Cancer treatments can undermine health. That’s well understood, but now researchers better know when that cost just isn’t worth it.
A cancer diagnosis can trigger terror or an instinctive battle response. The urge to do something—anything—can be overpowering.
The urge to fight cancer aggressively fuels a multi-billion dollar industry in the United States. Millions undergo treatments with limited effectiveness, preferring action over the potentially more healthful option of “watchful waiting.”
This often overlooked approach involves careful monitoring of the patient’s condition without active treatment until it becomes necessary. It’s a strategic pause, grounded in evidence that some cancers, when caught early or found to be slow-growing, do not require immediate intervention.
The watch-and-wait approach is advised for certain early-stage or slow-growing cancers where immediate treatment does not improve survival rates. This strategy is most common with prostate cancer but is also considered for breast, thyroid, and some blood cancers.
Watchful waiting reduces the toll of unnecessary cancer treatments, both financially and in terms of patient suffering. While few currently choose this less invasive path, growing awareness of its benefits is gradually making its way into clinical practice and cancer strategies focused more on the patient than the disease.
David Gay is one of the beneficiaries of this approach.
In 2014, Mr. Gay faced his third biopsy results in the stark silence of a urologist’s office. He was poised for a fight, resolute in his preemptive decision: “If it’s cancer, it’s coming out,” he told The Epoch Times.
Yet, when confronted with the reality of his diagnosis, his perspective changed. Heeding his doctor’s counsel and with his family’s support, he chose not to rush into surgery or radiation, but to opt for watchful waiting.

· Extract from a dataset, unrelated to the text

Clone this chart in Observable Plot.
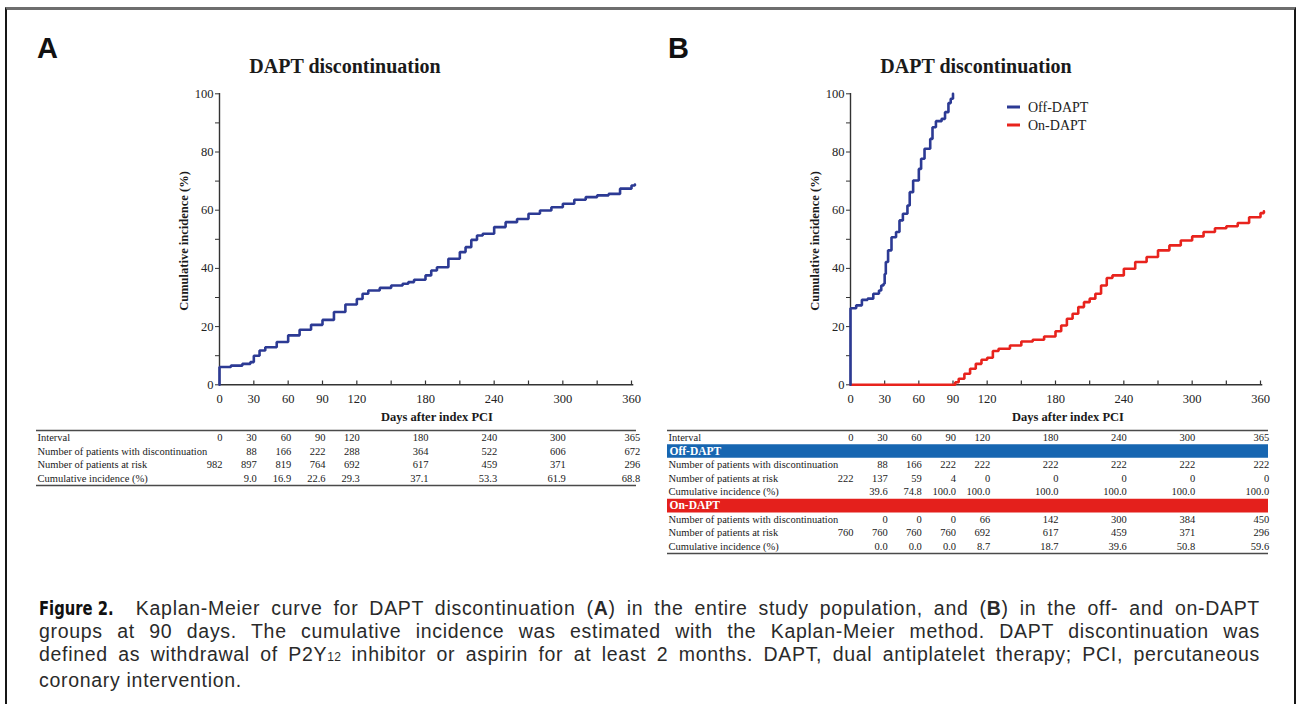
<!DOCTYPE html>
<html><head><meta charset="utf-8">
<script src="https://cdn.jsdelivr.net/npm/d3@7"></script>
<script src="https://cdn.jsdelivr.net/npm/@observablehq/plot@0.6"></script>
<style>
html,body{margin:0;padding:0;background:#fff;}
body{width:1297px;height:704px;position:relative;overflow:hidden;}
#frame{position:absolute;left:5px;top:7px;width:1291px;height:740px;border-top:3px solid #6e6e6e;border-left:2px solid #161616;border-right:2px solid #161616;box-sizing:border-box;}
.panel{position:absolute;top:0;width:660px;height:570px;}
.panel svg{position:absolute;left:0;top:0;overflow:visible;}
#overlay{position:absolute;left:0;top:0;}
#caption{position:absolute;left:39px;top:597px;width:1221px;font-family:"Liberation Sans",Arial,sans-serif;font-size:19.5px;line-height:23px;color:#2a2a2a;letter-spacing:0.7px;}
#caption .ln{text-align:justify;text-align-last:justify;}
#caption .ln.last{text-align:left;text-align-last:left;}
#caption .fig{display:inline-block;transform:scaleX(0.82);transform-origin:0 50%;font-family:"Liberation Sans Narrow","DejaVu Sans Condensed","Liberation Sans",sans-serif;font-weight:bold;font-size:20px;letter-spacing:0;color:#111;margin-right:6px;}
#caption b{font-weight:bold;}
#caption .sub{font-size:12px;letter-spacing:0.3px;}
</style></head>
<body>
<div id="frame"></div>
<div class="panel" id="panelA" style="left:0px"></div>
<div class="panel" id="panelB" style="left:631px"></div>
<div id="caption">
<div class="ln"><span class="fig">Figure 2.</span>Kaplan-Meier curve for DAPT discontinuation (<b>A</b>) in the entire study population, and (<b>B</b>) in the off- and on-DAPT</div>
<div class="ln">groups at 90 days. The cumulative incidence was estimated with the Kaplan-Meier method. DAPT discontinuation was</div>
<div class="ln">defined as withdrawal of P2Y<span class="sub">12</span> inhibitor or aspirin for at least 2 months. DAPT, dual antiplatelet therapy; PCI, percutaneous</div>
<div class="ln last">coronary intervention.</div>
</div>
<script>
// ---------- data ----------
const xTicks = [0, 30, 60, 90, 120, 150, 180, 210, 240, 270, 300, 330, 360];
const xTickLabels = [0, 30, 60, 90, 120, 180, 240, 300, 360];
const yTicks = [0, 10, 20, 30, 40, 50, 60, 70, 80, 90, 100];

// Panel A: entire population
const daysA = [0,0,10,20,27,30,35,40,50,60,70,80,90,100,110,120,125,130,140,150,160,165,170,180,185,190,200,210,215,220,225,230,240,250,260,270,280,290,300,310,320,330,340,350,360,363];
const incA  = [0,6.1,6.6,7.2,7.8,10,11.8,12.9,14.7,17,18.9,20.6,22.3,25,27.6,29.5,31.3,32.4,33.3,34.1,34.7,35.3,36.1,37.6,39.3,40.4,43.3,45.6,47.3,49.8,51.3,51.9,54.2,55.9,57,58.8,59.9,61,62.2,63.6,64.5,65.1,65.6,67.4,68.5,68.8];

// Panel B: Off-DAPT
const daysOff = [0,0,5,10,15,20,25,27,29,30,31,33,36,40,43,46,50,52,55,60,62,65,70,72,75,80,83,86,88,90];
const incOff  = [0,26.3,27.3,29.2,29.6,31.3,32.4,34.1,34.7,38.1,42.2,46.2,50.7,52.5,56.5,58.8,61.6,66.2,70.2,74.2,77.7,81.1,84.5,88.5,90.6,91.4,93.7,96.8,98.3,100];

// Panel B: On-DAPT
const daysOn = [0,91,92,95,100,105,110,115,120,125,130,140,150,160,170,180,185,190,195,200,205,210,215,220,225,230,240,250,260,270,280,290,300,310,320,330,340,350,360,363];
const incOn  = [0,0,0.9,2.1,3.8,5.5,7.2,8.6,9.3,11.6,12.4,13.5,14.9,15.5,16.6,18.4,20.4,22.7,24.4,26.7,28.4,29.6,31.3,34.1,36.7,37.6,39.9,42.2,43.9,46.2,47.9,49.6,51,52.5,53.8,54.5,55.6,57.6,59,59.6];

// Tables
const intervals = [0,30,60,90,120,180,240,300,365];
const aDisc = [null,88,166,222,288,364,522,606,672];
const aRisk = [982,897,819,764,692,617,459,371,296];
const aCum  = [null,9.0,16.9,22.6,29.3,37.1,53.3,61.9,68.8];
const offDisc = [null,88,166,222,222,222,222,222,222];
const offRisk = [222,137,59,4,0,0,0,0,0];
const offCum  = [null,39.6,74.8,100.0,100.0,100.0,100.0,100.0,100.0];
const onDisc = [null,0,0,0,66,142,300,384,450];
const onRisk = [760,760,760,760,692,617,459,371,296];
const onCum  = [null,0.0,0.0,0.0,8.7,18.7,39.6,50.8,59.6];

const rowLabels = {
  interval: "Interval",
  disc: "Number of patients with discontinuation",
  risk: "Number of patients at risk",
  cum: "Cumulative incidence (%)"
};

const BLUE = "#2c3a94", RED = "#e8231d", BAR_BLUE = "#1766b1", BAR_RED = "#e4201c";
const SERIF = "'Liberation Serif','Times New Roman',serif";

// ---------- charts ----------
function chart(cfg) {
  const r1 = cfg.xRange[1];
  return Plot.plot({
    width: 660, height: 430,
    marginLeft: 219, marginTop: 93, marginBottom: 46, marginRight: 660 - r1,
    x: {domain: [0, 362], range: cfg.xRange},
    y: {domain: [0, 100], range: [384.3, 93.3]},
    style: {background: "transparent", fontFamily: SERIF, fontSize: "12.5px", color: "#222", overflow: "visible"},
    marks: [
      Plot.axisY({ticks: yTicks, tickFormat: d => d % 20 === 0 ? String(d) : "", tickSize: 4, tickPadding: 2, label: null, stroke: "#333"}),
      Plot.axisX({ticks: xTickLabels, tickSize: 0, tickPadding: 10, label: null}),
      Plot.ruleX(xTicks, {y1: 0, y2: 1.3, stroke: "#333", strokeWidth: 1.2}),
      Plot.ruleY([0], {stroke: "#333", strokeWidth: 1.4}),
      Plot.ruleX([0], {stroke: "#333", strokeWidth: 1.4}),
      ...cfg.curves.map(c => Plot.line(c.days.map((d, i) => ({d, v: c.inc[i]})), {
        x: "d", y: "v", curve: "step-after", stroke: c.color, strokeWidth: 2.6, strokeLinejoin: "miter"
      }))
    ]
  });
}

function fmt(v, dec) { return v == null ? "" : (dec ? v.toFixed(1) : String(v)); }

function table(cfg) {
  const n = cfg.rows.length;
  const bw = (cfg.yBottom - 430) / n;
  const labelRows = [], barRows = [], cells = [];
  cfg.rows.forEach((r, i) => {
    if (r.bar) { barRows.push({i, label: r.bar, color: r.color}); return; }
    labelRows.push({i, label: r.label});
    r.values.forEach((v, j) => {
      const t = fmt(v, r.dec);
      if (t !== "") cells.push({i, day: intervals[j], t});
    });
  });
  return Plot.plot({
    width: 660, height: 570,
    marginLeft: 36, marginRight: 660 - cfg.right, marginTop: 430, marginBottom: 570 - cfg.yBottom,
    x: {domain: [0, 362], range: cfg.xRange, axis: null},
    y: {domain: [-0.5, n - 0.5], range: [430, cfg.yBottom], axis: null},
    style: {background: "transparent", fontFamily: SERIF, fontSize: "10.5px", color: "#1a1a1a", overflow: "visible"},
    marks: [
      Plot.ruleY(barRows.filter(b => b.color === "blue"), {y: "i", stroke: BAR_BLUE, strokeWidth: bw}),
      Plot.ruleY(barRows.filter(b => b.color === "red"), {y: "i", stroke: BAR_RED, strokeWidth: bw}),
      Plot.ruleY([-0.5, n - 0.5], {stroke: "#4a4a4a", strokeWidth: 1.5}),
      Plot.text(labelRows, {frameAnchor: "left", y: "i", text: "label", textAnchor: "start", dx: 1, fill: "#1a1a1a"}),
      Plot.text(barRows, {frameAnchor: "left", y: "i", text: "label", textAnchor: "start", dx: 2, fill: "white", fontWeight: "bold", fontSize: 11.5}),
      Plot.text(cells, {x: "day", y: "i", text: "t", textAnchor: "end", dx: 3, fill: "#1a1a1a"})
    ]
  });
}

const xRangeA = [219, 219 + 412 * 362 / 360];
const xRangeB = [219, 219 + 410 * 362 / 360];

const pA = document.getElementById("panelA");
pA.appendChild(chart({xRange: xRangeA, curves: [{days: daysA, inc: incA, color: BLUE}]}));
pA.appendChild(table({xRange: xRangeA, right: 636, yBottom: 485, rows: [
  {label: rowLabels.interval, values: intervals},
  {label: rowLabels.disc, values: aDisc},
  {label: rowLabels.risk, values: aRisk},
  {label: rowLabels.cum, values: aCum, dec: true}
]}));

const pB = document.getElementById("panelB");
pB.appendChild(chart({xRange: xRangeB, curves: [
  {days: daysOn, inc: incOn, color: RED},
  {days: daysOff, inc: incOff, color: BLUE}
]}));
pB.appendChild(table({xRange: xRangeB, right: 637, yBottom: 553, rows: [
  {label: rowLabels.interval, values: intervals},
  {bar: "Off-DAPT", color: "blue"},
  {label: rowLabels.disc, values: offDisc},
  {label: rowLabels.risk, values: offRisk},
  {label: rowLabels.cum, values: offCum, dec: true},
  {bar: "On-DAPT", color: "red"},
  {label: rowLabels.disc, values: onDisc},
  {label: rowLabels.risk, values: onRisk},
  {label: rowLabels.cum, values: onCum, dec: true}
]}));

// ---------- overlay text ----------
const svg = d3.select("body").append("svg").attr("id", "overlay").attr("width", 1297).attr("height", 704);
const panels = [{off: 0, letter: "A", title: "DAPT discontinuation"}, {off: 631, letter: "B", title: "DAPT discontinuation"}];
panels.forEach(p => {
  svg.append("text").attr("x", 37 + p.off).attr("y", 58).text(p.letter)
    .attr("font-family", "'Liberation Sans',Arial,sans-serif").attr("font-weight", "bold").attr("font-size", 29).attr("fill", "#111");
  svg.append("text").attr("x", 345 + p.off).attr("y", 73).text(p.title).attr("text-anchor", "middle")
    .attr("font-family", SERIF).attr("font-weight", "bold").attr("font-size", 20).attr("fill", "#1a1a1a");
  svg.append("text").attr("transform", `translate(${188 + p.off},241) rotate(-90)`).text("Cumulative incidence (%)")
    .attr("text-anchor", "middle").attr("font-family", SERIF).attr("font-weight", "bold").attr("font-size", 12.5).attr("fill", "#1a1a1a");
  svg.append("text").attr("x", 437 + p.off).attr("y", 421).text("Days after index PCI").attr("text-anchor", "middle")
    .attr("font-family", SERIF).attr("font-weight", "bold").attr("font-size", 12.5).attr("fill", "#1a1a1a");
});
const legend = [{label: "Off-DAPT", color: BLUE, y: 107}, {label: "On-DAPT", color: RED, y: 125}];
legend.forEach(l => {
  svg.append("line").attr("x1", 1007).attr("x2", 1020).attr("y1", l.y).attr("y2", l.y).attr("stroke", l.color).attr("stroke-width", 3);
  svg.append("text").attr("x", 1028).attr("y", l.y + 4.8).text(l.label)
    .attr("font-family", SERIF).attr("font-size", 14).attr("fill", "#222");
});
</script>
</body></html>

Mr. Gay’s decision reflects an emerging trend built on clearer insights about cancer prognosis and research that challenges the rush to conventional treatment.
The Watchful Waiting Approach
Active surveillance and watchful waiting offer personalized, conservative treatment paths.
While the terms are often used interchangeably, the American Cancer Society differentiates between “active surveillance” and “watchful waiting.” Active surveillance involves regular doctor visits, blood tests, and biopsies, while watchful waiting implies a more relaxed follow-up based on symptoms.